**DATA BLOCK:**

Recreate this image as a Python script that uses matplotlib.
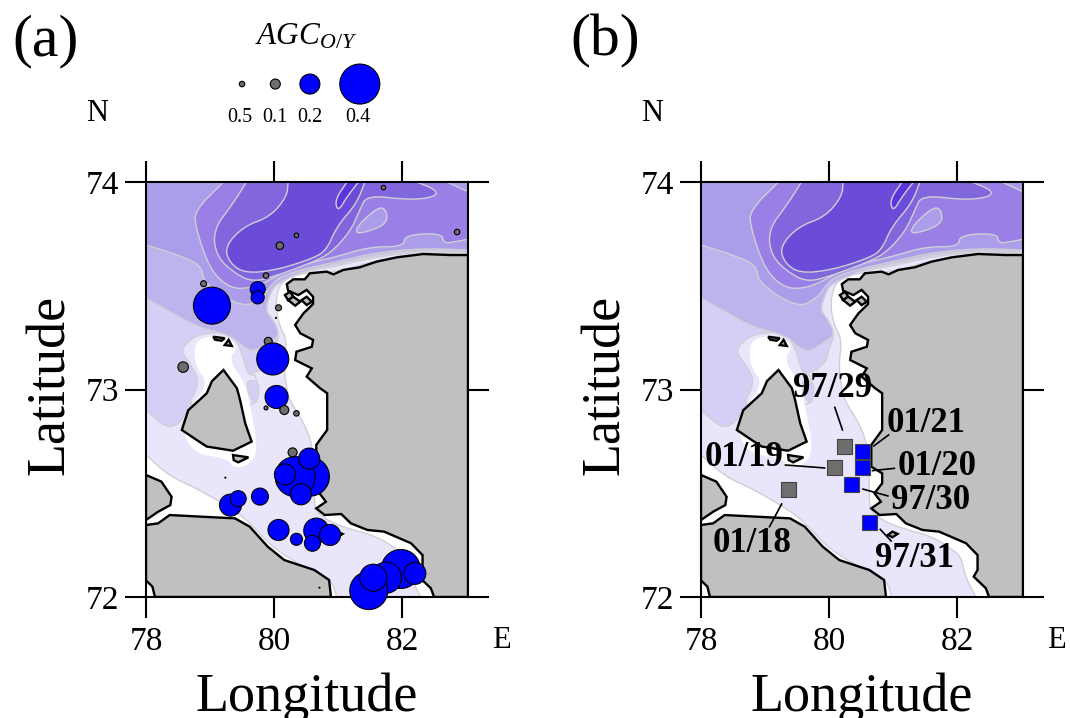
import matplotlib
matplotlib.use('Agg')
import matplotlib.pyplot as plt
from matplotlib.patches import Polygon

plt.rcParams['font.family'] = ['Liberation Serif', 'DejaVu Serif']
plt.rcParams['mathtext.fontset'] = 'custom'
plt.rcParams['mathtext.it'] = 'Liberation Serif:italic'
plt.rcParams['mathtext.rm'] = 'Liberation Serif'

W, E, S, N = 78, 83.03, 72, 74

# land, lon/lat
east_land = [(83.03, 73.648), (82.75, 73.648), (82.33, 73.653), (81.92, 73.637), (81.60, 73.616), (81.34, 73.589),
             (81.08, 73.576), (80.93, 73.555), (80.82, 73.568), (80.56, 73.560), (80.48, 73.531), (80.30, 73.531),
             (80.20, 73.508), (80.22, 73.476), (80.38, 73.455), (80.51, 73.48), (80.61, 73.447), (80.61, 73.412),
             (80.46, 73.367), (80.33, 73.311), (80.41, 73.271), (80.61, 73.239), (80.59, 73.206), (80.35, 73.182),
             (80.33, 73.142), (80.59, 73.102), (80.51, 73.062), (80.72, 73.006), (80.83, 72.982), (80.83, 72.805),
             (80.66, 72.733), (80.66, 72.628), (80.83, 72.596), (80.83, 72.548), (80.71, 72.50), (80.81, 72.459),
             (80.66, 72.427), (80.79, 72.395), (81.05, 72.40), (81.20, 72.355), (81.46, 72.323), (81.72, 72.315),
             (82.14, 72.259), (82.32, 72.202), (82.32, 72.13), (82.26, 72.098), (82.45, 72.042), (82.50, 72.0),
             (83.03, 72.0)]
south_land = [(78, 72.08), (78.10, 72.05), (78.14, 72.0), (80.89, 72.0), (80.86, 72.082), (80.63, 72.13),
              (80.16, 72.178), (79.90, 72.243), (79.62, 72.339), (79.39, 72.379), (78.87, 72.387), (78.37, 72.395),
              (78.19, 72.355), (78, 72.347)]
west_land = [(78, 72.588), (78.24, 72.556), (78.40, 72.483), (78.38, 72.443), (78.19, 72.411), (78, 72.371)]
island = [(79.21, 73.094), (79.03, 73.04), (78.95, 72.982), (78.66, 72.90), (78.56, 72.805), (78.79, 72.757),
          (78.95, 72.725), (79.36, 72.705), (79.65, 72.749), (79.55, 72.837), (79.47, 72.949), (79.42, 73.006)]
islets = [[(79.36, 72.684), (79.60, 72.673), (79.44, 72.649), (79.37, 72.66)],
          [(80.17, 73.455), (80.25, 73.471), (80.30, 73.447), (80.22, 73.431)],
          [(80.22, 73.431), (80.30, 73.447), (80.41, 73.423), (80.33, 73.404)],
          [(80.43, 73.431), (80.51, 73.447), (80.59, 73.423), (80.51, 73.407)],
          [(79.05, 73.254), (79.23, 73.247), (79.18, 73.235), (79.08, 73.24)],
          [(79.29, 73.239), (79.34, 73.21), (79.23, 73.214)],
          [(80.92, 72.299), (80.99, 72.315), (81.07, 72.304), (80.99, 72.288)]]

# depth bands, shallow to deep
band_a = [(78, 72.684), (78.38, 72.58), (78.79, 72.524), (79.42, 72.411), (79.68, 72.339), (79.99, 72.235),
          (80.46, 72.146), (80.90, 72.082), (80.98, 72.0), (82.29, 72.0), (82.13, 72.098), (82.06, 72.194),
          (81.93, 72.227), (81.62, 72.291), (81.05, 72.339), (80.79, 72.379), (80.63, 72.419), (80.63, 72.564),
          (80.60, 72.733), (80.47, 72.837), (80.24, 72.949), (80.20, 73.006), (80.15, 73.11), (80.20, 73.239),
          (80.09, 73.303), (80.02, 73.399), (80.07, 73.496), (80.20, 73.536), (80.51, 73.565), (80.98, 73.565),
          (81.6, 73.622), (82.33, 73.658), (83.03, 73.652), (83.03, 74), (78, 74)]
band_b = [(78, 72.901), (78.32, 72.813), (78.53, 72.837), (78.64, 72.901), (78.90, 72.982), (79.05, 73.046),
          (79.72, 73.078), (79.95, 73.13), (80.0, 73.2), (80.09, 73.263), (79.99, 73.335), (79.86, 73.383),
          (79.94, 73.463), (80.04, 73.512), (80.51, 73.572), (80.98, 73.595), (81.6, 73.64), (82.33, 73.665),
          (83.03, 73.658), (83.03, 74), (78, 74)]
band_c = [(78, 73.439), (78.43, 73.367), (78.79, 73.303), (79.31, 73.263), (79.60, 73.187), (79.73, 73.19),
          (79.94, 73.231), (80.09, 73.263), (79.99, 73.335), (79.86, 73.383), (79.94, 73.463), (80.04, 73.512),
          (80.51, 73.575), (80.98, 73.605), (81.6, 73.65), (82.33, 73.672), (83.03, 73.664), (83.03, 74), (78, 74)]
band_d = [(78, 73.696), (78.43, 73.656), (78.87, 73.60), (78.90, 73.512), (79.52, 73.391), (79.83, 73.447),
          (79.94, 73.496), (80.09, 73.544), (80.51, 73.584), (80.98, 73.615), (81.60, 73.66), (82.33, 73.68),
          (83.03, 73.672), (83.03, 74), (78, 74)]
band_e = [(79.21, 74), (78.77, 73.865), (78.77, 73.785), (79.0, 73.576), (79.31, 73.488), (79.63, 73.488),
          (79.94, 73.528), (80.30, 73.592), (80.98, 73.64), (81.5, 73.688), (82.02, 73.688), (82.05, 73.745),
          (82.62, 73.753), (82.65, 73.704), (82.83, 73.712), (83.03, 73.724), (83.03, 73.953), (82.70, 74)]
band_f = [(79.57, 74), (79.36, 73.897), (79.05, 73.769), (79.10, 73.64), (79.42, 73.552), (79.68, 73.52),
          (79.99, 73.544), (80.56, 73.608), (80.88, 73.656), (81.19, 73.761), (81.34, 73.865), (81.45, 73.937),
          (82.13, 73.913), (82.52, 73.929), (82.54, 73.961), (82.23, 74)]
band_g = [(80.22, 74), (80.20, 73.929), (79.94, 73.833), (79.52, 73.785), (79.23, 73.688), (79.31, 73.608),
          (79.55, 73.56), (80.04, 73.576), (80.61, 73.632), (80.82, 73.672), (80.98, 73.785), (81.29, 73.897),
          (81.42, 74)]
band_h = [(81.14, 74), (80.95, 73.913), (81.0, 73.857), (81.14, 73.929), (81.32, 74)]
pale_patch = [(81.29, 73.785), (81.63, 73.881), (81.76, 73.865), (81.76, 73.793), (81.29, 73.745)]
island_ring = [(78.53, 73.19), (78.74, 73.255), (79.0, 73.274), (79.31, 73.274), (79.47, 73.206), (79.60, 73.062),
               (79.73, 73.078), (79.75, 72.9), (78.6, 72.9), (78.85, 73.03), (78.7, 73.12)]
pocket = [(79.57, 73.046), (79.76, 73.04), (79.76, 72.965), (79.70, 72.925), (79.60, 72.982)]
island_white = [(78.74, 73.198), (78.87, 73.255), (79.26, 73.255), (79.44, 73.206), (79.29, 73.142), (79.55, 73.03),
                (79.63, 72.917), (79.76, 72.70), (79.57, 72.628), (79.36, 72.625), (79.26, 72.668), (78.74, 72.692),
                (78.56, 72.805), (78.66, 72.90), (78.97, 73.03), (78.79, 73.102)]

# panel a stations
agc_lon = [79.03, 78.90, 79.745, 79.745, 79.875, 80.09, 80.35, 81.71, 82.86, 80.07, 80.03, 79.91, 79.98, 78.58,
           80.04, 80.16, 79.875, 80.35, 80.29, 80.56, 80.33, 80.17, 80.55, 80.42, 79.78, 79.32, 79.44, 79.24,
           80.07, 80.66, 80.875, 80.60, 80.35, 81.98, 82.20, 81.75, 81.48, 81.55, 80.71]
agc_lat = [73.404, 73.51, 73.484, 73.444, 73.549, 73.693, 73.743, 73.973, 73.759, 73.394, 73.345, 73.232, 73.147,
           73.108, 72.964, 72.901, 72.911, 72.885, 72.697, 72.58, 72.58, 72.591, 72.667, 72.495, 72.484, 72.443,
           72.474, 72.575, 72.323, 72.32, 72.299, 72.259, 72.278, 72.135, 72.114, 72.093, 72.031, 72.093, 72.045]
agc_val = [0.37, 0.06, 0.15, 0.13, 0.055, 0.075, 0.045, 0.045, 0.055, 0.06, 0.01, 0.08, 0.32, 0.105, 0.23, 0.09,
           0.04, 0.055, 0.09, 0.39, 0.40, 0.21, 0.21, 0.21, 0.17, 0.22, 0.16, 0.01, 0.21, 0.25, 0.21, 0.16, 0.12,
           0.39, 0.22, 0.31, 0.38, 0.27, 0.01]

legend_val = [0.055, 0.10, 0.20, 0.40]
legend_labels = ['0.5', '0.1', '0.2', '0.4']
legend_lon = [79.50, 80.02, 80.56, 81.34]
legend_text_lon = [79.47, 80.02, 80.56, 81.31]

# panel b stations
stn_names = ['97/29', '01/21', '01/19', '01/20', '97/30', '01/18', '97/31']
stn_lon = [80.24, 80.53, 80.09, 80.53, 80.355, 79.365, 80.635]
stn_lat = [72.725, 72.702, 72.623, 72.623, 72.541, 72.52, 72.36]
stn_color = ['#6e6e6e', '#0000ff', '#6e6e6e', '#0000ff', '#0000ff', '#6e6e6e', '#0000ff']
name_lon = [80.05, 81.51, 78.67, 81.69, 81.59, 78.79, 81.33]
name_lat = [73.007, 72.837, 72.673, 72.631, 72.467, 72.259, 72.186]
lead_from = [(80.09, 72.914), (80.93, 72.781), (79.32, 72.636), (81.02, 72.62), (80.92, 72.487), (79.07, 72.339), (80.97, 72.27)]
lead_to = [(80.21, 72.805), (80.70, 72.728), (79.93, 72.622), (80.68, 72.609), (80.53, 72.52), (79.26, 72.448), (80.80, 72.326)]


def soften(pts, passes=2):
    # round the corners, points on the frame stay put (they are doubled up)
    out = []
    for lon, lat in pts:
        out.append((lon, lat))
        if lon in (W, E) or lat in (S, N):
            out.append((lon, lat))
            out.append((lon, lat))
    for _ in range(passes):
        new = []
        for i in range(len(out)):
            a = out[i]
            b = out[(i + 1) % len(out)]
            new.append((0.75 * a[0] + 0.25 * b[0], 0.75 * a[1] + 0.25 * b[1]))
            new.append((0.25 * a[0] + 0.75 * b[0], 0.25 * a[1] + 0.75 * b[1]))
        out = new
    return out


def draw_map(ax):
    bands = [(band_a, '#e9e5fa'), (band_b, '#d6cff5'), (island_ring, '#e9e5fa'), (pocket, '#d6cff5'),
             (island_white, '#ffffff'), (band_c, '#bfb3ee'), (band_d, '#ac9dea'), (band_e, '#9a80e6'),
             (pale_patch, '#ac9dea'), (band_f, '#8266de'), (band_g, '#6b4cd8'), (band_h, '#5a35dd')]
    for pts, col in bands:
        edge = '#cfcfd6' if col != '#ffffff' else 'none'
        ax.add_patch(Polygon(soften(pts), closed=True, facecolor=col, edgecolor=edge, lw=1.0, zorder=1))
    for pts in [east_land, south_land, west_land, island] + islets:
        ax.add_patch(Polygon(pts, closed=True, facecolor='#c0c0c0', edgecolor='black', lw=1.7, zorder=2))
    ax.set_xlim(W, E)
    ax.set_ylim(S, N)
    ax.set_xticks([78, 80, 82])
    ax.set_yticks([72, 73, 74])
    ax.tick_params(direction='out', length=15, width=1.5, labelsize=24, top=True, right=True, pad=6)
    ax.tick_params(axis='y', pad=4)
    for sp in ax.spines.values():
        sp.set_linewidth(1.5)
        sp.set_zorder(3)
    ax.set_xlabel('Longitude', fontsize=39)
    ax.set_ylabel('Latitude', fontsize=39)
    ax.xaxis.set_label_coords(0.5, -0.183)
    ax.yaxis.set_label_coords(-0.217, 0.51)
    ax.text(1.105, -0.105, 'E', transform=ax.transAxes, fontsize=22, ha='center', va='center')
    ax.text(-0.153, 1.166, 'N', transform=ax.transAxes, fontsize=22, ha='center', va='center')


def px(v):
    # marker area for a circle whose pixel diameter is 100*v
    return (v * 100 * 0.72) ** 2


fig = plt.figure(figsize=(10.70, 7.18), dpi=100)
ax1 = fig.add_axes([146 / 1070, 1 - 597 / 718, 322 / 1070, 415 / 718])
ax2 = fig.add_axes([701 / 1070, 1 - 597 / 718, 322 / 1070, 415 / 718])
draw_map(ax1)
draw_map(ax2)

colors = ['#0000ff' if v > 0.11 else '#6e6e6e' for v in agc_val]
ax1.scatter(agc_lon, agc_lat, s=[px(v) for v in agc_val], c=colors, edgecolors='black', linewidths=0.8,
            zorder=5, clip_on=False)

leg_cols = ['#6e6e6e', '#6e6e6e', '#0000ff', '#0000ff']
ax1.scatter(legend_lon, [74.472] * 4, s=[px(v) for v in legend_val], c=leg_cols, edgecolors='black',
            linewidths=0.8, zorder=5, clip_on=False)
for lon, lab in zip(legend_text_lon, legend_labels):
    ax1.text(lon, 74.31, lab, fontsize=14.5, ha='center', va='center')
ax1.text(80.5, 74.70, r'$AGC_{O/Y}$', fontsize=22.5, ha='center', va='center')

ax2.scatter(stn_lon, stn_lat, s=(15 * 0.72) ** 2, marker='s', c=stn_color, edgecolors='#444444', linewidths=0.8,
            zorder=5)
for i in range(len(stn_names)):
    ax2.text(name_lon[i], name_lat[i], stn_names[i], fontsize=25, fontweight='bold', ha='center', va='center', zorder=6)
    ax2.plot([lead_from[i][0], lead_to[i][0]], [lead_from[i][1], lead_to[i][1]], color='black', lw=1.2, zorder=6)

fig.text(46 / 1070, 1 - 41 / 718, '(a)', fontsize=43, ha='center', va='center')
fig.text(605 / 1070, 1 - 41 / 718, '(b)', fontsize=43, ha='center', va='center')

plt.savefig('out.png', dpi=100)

**WHAT NEEDS TO BE DONE:**
Pictures stay out. Repeat only the lines from the beginning of the data through the line that has "W, E, S, N = 78, 83.03, 72, 74".

**ANSWER TO THIS EXERCISE:**
Recreate this image as a Python script that uses matplotlib.
import matplotlib
matplotlib.use('Agg')
import matplotlib.pyplot as plt
from matplotlib.patches import Polygon

plt.rcParams['font.family'] = ['Liberation Serif', 'DejaVu Serif']
plt.rcParams['mathtext.fontset'] = 'custom'
plt.rcParams['mathtext.it'] = 'Liberation Serif:italic'
plt.rcParams['mathtext.rm'] = 'Liberation Serif'

W, E, S, N = 78, 83.03, 72, 74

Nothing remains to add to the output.